NEW YORK (CNNMoney.com) -- The federal government could have pressed the private sector to help rescue AIG when the company was on the verge of collapse in September 2008, a government watchdog has found. Instead, it let Wall Street off easy.
The government's $182 billion bailout of the global insurer has left taxpayers holding the bag, while ensuring that all of AIG's creditors and business partners are paid in full, said a Congressional Oversight Panel report released Thursday.
The oversight panel, which is charged with monitoring the government's use of Troubled Asset Relief Program funds, criticized the Federal Reserve and Treasury Department for repeatedly saying they had to choose between letting the world's largest insurer fail or rescuing it.
The government chose not to push major lenders to privately bail out AIG or propose a rescue that combined public and private funds. Nor did it require AIG to negotiate with its business partners, or counterparties, as a condition of its rescue.

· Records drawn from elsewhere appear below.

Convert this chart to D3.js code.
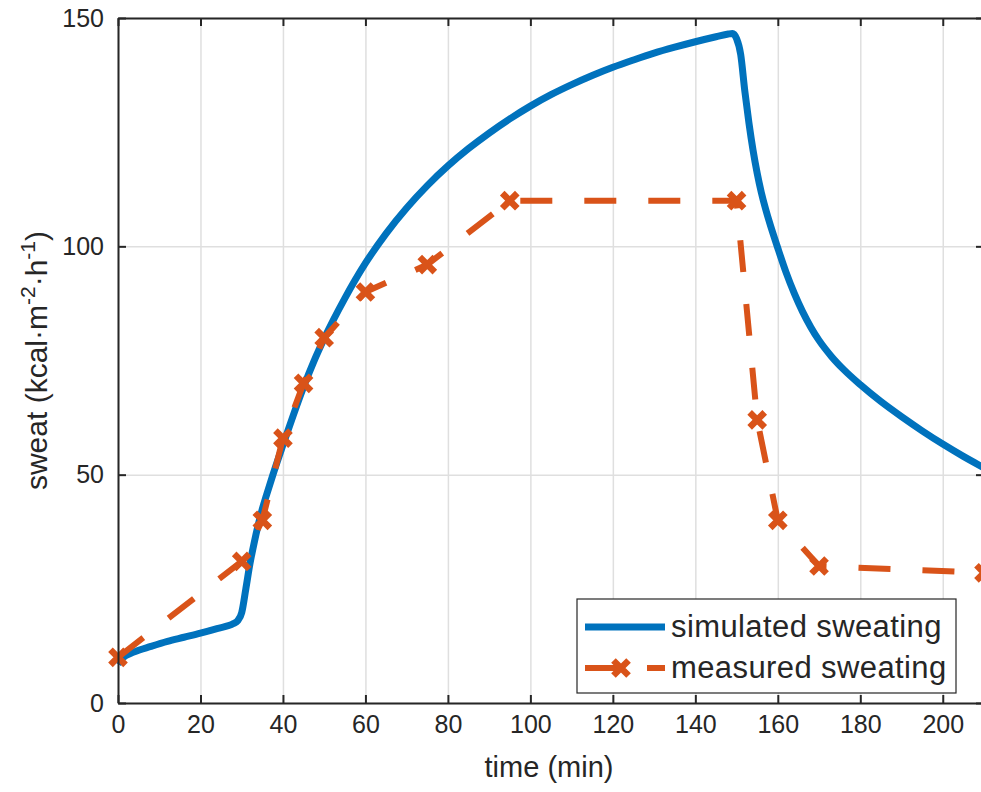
<!DOCTYPE html>
<html>
<head>
<meta charset="utf-8">
<script src="https://cdn.jsdelivr.net/npm/d3@7"></script>
<style>
  body { margin: 0; background: #fff; }
  svg { display: block; overflow: hidden; }
  text { font-family: "Liberation Sans", Arial, Helvetica, sans-serif; fill: #262626; }
  .axis path, .axis line { stroke: #262626; stroke-width: 2; }
  .grid line { stroke: #dfdfdf; stroke-width: 1.5; }
  .grid path { display: none; }
</style>
</head>
<body>
<svg id="chart"></svg>
<script>
// simulated sweating
const simTime = [0, 1, 4, 8, 12, 16, 20, 24, 28, 29, 30, 31, 32, 33, 34, 35, 36, 37.5, 40, 42.5, 45, 47.5, 50, 55, 60, 65, 70, 75, 80, 85, 90, 95, 100, 105, 110, 115, 120, 125, 130, 135, 140, 145, 148, 149, 150, 151, 152, 153, 154, 155, 156, 157, 158, 160, 162, 164, 166, 168, 170, 173, 176, 180, 185, 190, 195, 200, 205, 210];
const simSweat = [8.5, 9.8, 11.2, 12.4, 13.5, 14.4, 15.3, 16.3, 17.4, 18, 19.8, 25, 30.5, 35, 39, 42.5, 45.5, 49.8, 56.5, 63, 69.2, 74.8, 79.8, 88.6, 96.3, 102.8, 108.4, 113.3, 117.6, 121.4, 124.8, 127.9, 130.7, 133.2, 135.4, 137.4, 139.2, 140.8, 142.3, 143.6, 144.8, 145.9, 146.5, 146.6, 145.5, 142, 134, 127, 121, 116, 111.8, 108.3, 105.2, 99.6, 94.3, 89.7, 85.7, 82.3, 79.4, 75.9, 73, 69.7, 66, 62.7, 59.6, 56.7, 54, 51.5];

// measured sweating
const measTime = [0, 30, 35, 40, 45, 50, 60, 75, 95, 150, 155, 160, 170, 210];
const measSweat = [10, 31, 40, 58, 70, 80, 90, 96, 110, 110, 62, 40, 30, 28.5];

const xTicks = [0, 20, 40, 60, 80, 100, 120, 140, 160, 180, 200];
const yTicks = [0, 50, 100, 150];
const seriesNames = ['simulated sweating', 'measured sweating'];
const colors = ['#0072BD', '#D95319'];

const W = 981, H = 792;
const margin = { top: 18, left: 118, bottom: 89 };
const plotRight = 984;

const svg = d3.select('#chart').attr('width', W).attr('height', H);

const x = d3.scaleLinear().domain([0, 210]).range([margin.left, plotRight]);
const y = d3.scaleLinear().domain([0, 150]).range([H - margin.bottom, margin.top]);

// grid
svg.append('g').attr('class', 'grid')
  .attr('transform', `translate(0,${y(0)})`)
  .call(d3.axisBottom(x).tickValues(xTicks).tickSize(-(y(0) - y(150))).tickFormat(''));
svg.append('g').attr('class', 'grid')
  .attr('transform', `translate(${x(0)},0)`)
  .call(d3.axisLeft(y).tickValues(yTicks).tickSize(-(plotRight - x(0))).tickFormat(''));

// lines
const simData = simTime.map((t, i) => ({ t: t, v: simSweat[i] }));
const measData = measTime.map((t, i) => ({ t: t, v: measSweat[i] }));
const smooth = d3.line().x(d => x(d.t)).y(d => y(d.v)).curve(d3.curveMonotoneX);
const line = d3.line().x(d => x(d.t)).y(d => y(d.v));

svg.append('path')
  .datum(simData)
  .attr('fill', 'none')
  .attr('stroke', colors[0])
  .attr('stroke-width', 7)
  .attr('stroke-linejoin', 'round')
  .attr('d', smooth);

svg.append('path')
  .datum(measData)
  .attr('fill', 'none')
  .attr('stroke', colors[1])
  .attr('stroke-width', 6)
  .attr('stroke-dasharray', '32,32')
  .attr('stroke-linejoin', 'round')
  .attr('d', line);

const cross = d3.symbol().type(d3.symbolTimes).size(150);
svg.selectAll('.mark')
  .data(measData)
  .join('path')
  .attr('class', 'mark')
  .attr('transform', d => `translate(${x(d.t)},${y(d.v)})`)
  .attr('d', cross)
  .attr('fill', 'none')
  .attr('stroke', colors[1])
  .attr('stroke-width', 6.5);

// axes
const bottom = svg.append('g').attr('class', 'axis')
  .attr('transform', `translate(0,${y(0)})`)
  .call(d3.axisBottom(x).tickValues(xTicks).tickSize(-8).tickSizeOuter(0).tickPadding(12));
bottom.selectAll('text').style('font-size', '25px');

svg.append('g').attr('class', 'axis')
  .attr('transform', `translate(0,${y(150)})`)
  .call(d3.axisTop(x).tickValues(xTicks).tickSize(-8).tickSizeOuter(0).tickFormat(''));

const left = svg.append('g').attr('class', 'axis')
  .attr('transform', `translate(${x(0)},0)`)
  .call(d3.axisLeft(y).tickValues(yTicks).tickSize(-8).tickSizeOuter(0).tickPadding(14));
left.selectAll('text').style('font-size', '25px');

svg.append('g').attr('class', 'axis')
  .attr('transform', `translate(${plotRight},0)`)
  .call(d3.axisRight(y).tickValues(yTicks).tickSize(-8).tickSizeOuter(0).tickFormat(''));

// axis labels
svg.append('text')
  .attr('x', 549)
  .attr('y', 777)
  .attr('text-anchor', 'middle')
  .style('font-size', '29px')
  .text('time (min)');

const yl = svg.append('text')
  .attr('transform', `translate(47,${(y(0) + y(150)) / 2}) rotate(-90)`)
  .attr('text-anchor', 'middle')
  .style('font-size', '30px');
yl.append('tspan').text('sweat (kcal·m');
yl.append('tspan').attr('dy', -12).style('font-size', '21px').text('-2');
yl.append('tspan').attr('dy', 12).text('·h');
yl.append('tspan').attr('dy', -12).style('font-size', '21px').text('-1');
yl.append('tspan').attr('dy', 12).text(')');

// legend
const lg = svg.append('g').attr('transform', 'translate(577,599)');
lg.append('rect')
  .attr('width', 379).attr('height', 94)
  .attr('fill', '#fff')
  .attr('stroke', '#262626')
  .attr('stroke-width', 1.2);

seriesNames.forEach((name, i) => {
  const ly = 28 + i * 41;
  lg.append('line')
    .attr('x1', 8).attr('x2', 88)
    .attr('y1', ly).attr('y2', ly)
    .attr('stroke', colors[i])
    .attr('stroke-width', i === 0 ? 7 : 6)
    .attr('stroke-dasharray', i === 0 ? null : '34,28');
  if (i === 1) {
    lg.append('path')
      .attr('transform', `translate(44,${ly})`)
      .attr('d', cross)
      .attr('fill', 'none')
      .attr('stroke', colors[1])
      .attr('stroke-width', 6.5);
  }
  lg.append('text')
    .attr('x', 94)
    .attr('y', ly + 10)
    .style('font-size', '31px')
    .style('letter-spacing', '0.4px')
    .text(name);
});
</script>
</body>
</html>
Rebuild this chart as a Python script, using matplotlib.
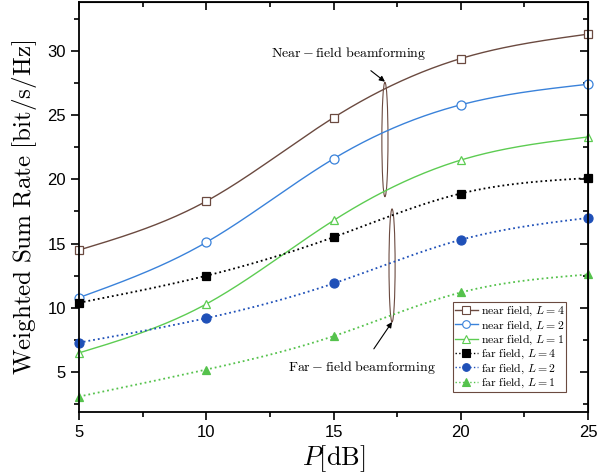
import numpy as np
import matplotlib
matplotlib.use('Agg')
from matplotlib import pyplot as plt
from matplotlib.patches import Ellipse
from matplotlib.ticker import MultipleLocator

plt.rcParams['mathtext.fontset'] = 'cm'
plt.rcParams['font.family'] = ['Liberation Sans', 'DejaVu Sans']

P = [5, 10, 15, 20, 25]
near_L4 = [14.5, 18.3, 24.8, 29.4, 31.3]
near_L2 = [10.8, 15.1, 21.6, 25.8, 27.4]
near_L1 = [6.5, 10.3, 16.8, 21.5, 23.3]
far_L4 = [10.4, 12.5, 15.5, 18.9, 20.1]
far_L2 = [7.3, 9.2, 11.9, 15.3, 17.0]
far_L1 = [3.1, 5.2, 7.8, 11.2, 12.6]


def spline(x, y, n=200):
    # natural cubic spline, only used to draw the smooth connecting line
    x = np.asarray(x, float)
    y = np.asarray(y, float)
    k = len(x)
    h = np.diff(x)
    A = np.zeros((k, k))
    b = np.zeros(k)
    A[0, 0] = A[-1, -1] = 1
    for i in range(1, k - 1):
        A[i, i - 1] = h[i - 1]
        A[i, i] = 2 * (h[i - 1] + h[i])
        A[i, i + 1] = h[i]
        b[i] = 6 * ((y[i + 1] - y[i]) / h[i] - (y[i] - y[i - 1]) / h[i - 1])
    M = np.linalg.solve(A, b)
    xs = np.linspace(x[0], x[-1], n)
    idx = np.clip(np.searchsorted(x, xs) - 1, 0, k - 2)
    x0, x1 = x[idx], x[idx + 1]
    hh = x1 - x0
    t0, t1 = x1 - xs, xs - x0
    ys = (M[idx] * t0**3 + M[idx + 1] * t1**3) / (6 * hh) \
        + (y[idx] / hh - M[idx] * hh / 6) * t0 + (y[idx + 1] / hh - M[idx + 1] * hh / 6) * t1
    return xs, ys


series = [
    (near_L4, '#6b4a40', '-', 's', 'none', r'$\mathrm{near\ field,}\,L=4$'),
    (near_L2, '#3a82da', '-', 'o', 'none', r'$\mathrm{near\ field,}\,L=2$'),
    (near_L1, '#5dcc52', '-', '^', 'none', r'$\mathrm{near\ field,}\,L=1$'),
    (far_L4, '#000000', ':', 's', 'full', r'$\mathrm{far\ field,}\,L=4$'),
    (far_L2, '#1f50b8', ':', 'o', 'full', r'$\mathrm{far\ field,}\,L=2$'),
    (far_L1, '#55c24c', ':', '^', 'full', r'$\mathrm{far\ field,}\,L=1$'),
]

fig = plt.figure(figsize=(6.11, 4.74), dpi=100)
ax = fig.add_axes([0.1293, 0.1308, 0.8331, 0.865])

for y, c, ls, m, fill, lab in series:
    xs, ys = spline(P, y)
    ax.plot(xs, ys, color=c, ls=ls, lw=1.0 if ls == '-' else 1.3)
    mfc = 'white' if fill == 'none' else c
    ax.plot(P, y, ls='none', marker=m, ms=6 if m != 'o' else 6.5, mfc=mfc, mec=c, mew=0.9, clip_on=False)
    ax.plot([], [], color=c, ls=ls, lw=1.0, marker=m, ms=5.5, mfc=mfc, mec=c, mew=0.8, label=lab)

ax.set_xlim(5, 25)
ax.set_ylim(1.9, 33.8)
ax.xaxis.set_major_locator(MultipleLocator(5))
ax.xaxis.set_minor_locator(MultipleLocator(2.5))
ax.yaxis.set_major_locator(MultipleLocator(5))
ax.yaxis.set_minor_locator(MultipleLocator(2.5))
ax.tick_params(which='both', direction='out', top=False, right=False, labelsize=12, width=1.2)
ax.tick_params(which='major', length=6)
ax.tick_params(which='minor', length=3.5)
for s in ax.spines.values():
    s.set_linewidth(1.3)

# mirrored inward ticks on top and right
sec = ax.secondary_xaxis('top')
sec.xaxis.set_major_locator(MultipleLocator(5))
sec.xaxis.set_minor_locator(MultipleLocator(2.5))
sec.tick_params(which='both', direction='in', labeltop=False, width=1.2)
sec.tick_params(which='major', length=6)
sec.tick_params(which='minor', length=3.5)
secy = ax.secondary_yaxis('right')
secy.yaxis.set_major_locator(MultipleLocator(5))
secy.yaxis.set_minor_locator(MultipleLocator(2.5))
secy.tick_params(which='both', direction='in', labelright=False, width=1.2)
secy.tick_params(which='major', length=6)
secy.tick_params(which='minor', length=3.5)

ax.set_xlabel(r'$P[\mathrm{dB}]$', fontsize=19, labelpad=2)
ax.set_ylabel(r'$\mathrm{Weighted\ Sum\ Rate\ [bit/s/Hz]}$', fontsize=18, labelpad=6)

ax.add_patch(Ellipse((17.02, 23.1), 0.24, 8.9, fill=False, ec='#6b4a40', lw=0.8))
ax.add_patch(Ellipse((17.3, 13.3), 0.24, 8.8, fill=False, ec='#6b4a40', lw=0.8))
ax.annotate(r'$\mathrm{Near}-\mathrm{field\ beamforming}$', xy=(17.02, 27.6), xytext=(15.6, 29.8),
            ha='center', va='center', fontsize=10,
            arrowprops=dict(arrowstyle='-|>', color='black', lw=0.8, mutation_scale=8, shrinkA=7, shrinkB=0))
ax.annotate(r'$\mathrm{Far}-\mathrm{field\ beamforming}$', xy=(17.3, 8.9), xytext=(16.1, 5.4),
            ha='center', va='center', fontsize=10,
            arrowprops=dict(arrowstyle='-|>', color='black', lw=0.8, mutation_scale=8, shrinkA=6, shrinkB=0))

leg = ax.legend(loc='lower right', bbox_to_anchor=(0.957, 0.049), fontsize=8.5, frameon=True, fancybox=False,
                edgecolor='#6b4a40', framealpha=1, borderpad=0.15, labelspacing=0.0,
                handlelength=2.0, handletextpad=0.2, borderaxespad=0)
leg.get_frame().set_linewidth(0.8)

fig.savefig('out.png', dpi=100)
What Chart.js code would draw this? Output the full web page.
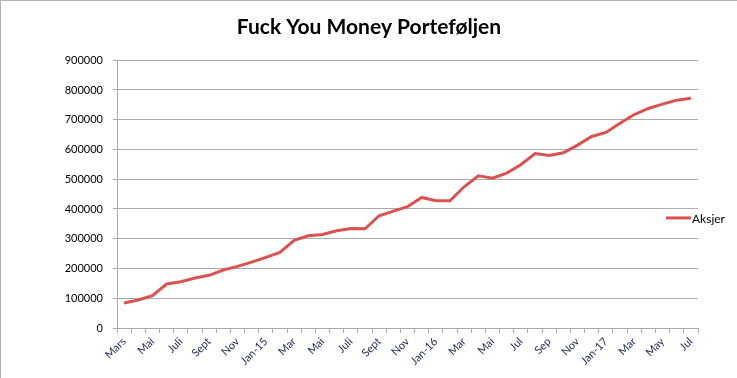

Since AIG's counterparties emerged unscathed, sophisticated investors who participate in the risky derivatives market now think that taxpayers will come to their rescue as well, the report said.
"The government distorted the marketplace by transforming highly risky derivative bets into fully guaranteed transactions, with the American taxpayer standing as guarantor," the panel wrote.
It remains unclear whether taxpayers will recoup the funds they extended AIG, the panel said. Just last week, the sale of AIG's Asian life insurance unit for more than $35 billion went bust when the buyer, Prudential PLC, sought a lower price.
"It is clear that taxpayers remain at risk for severe losses," the panel wrote.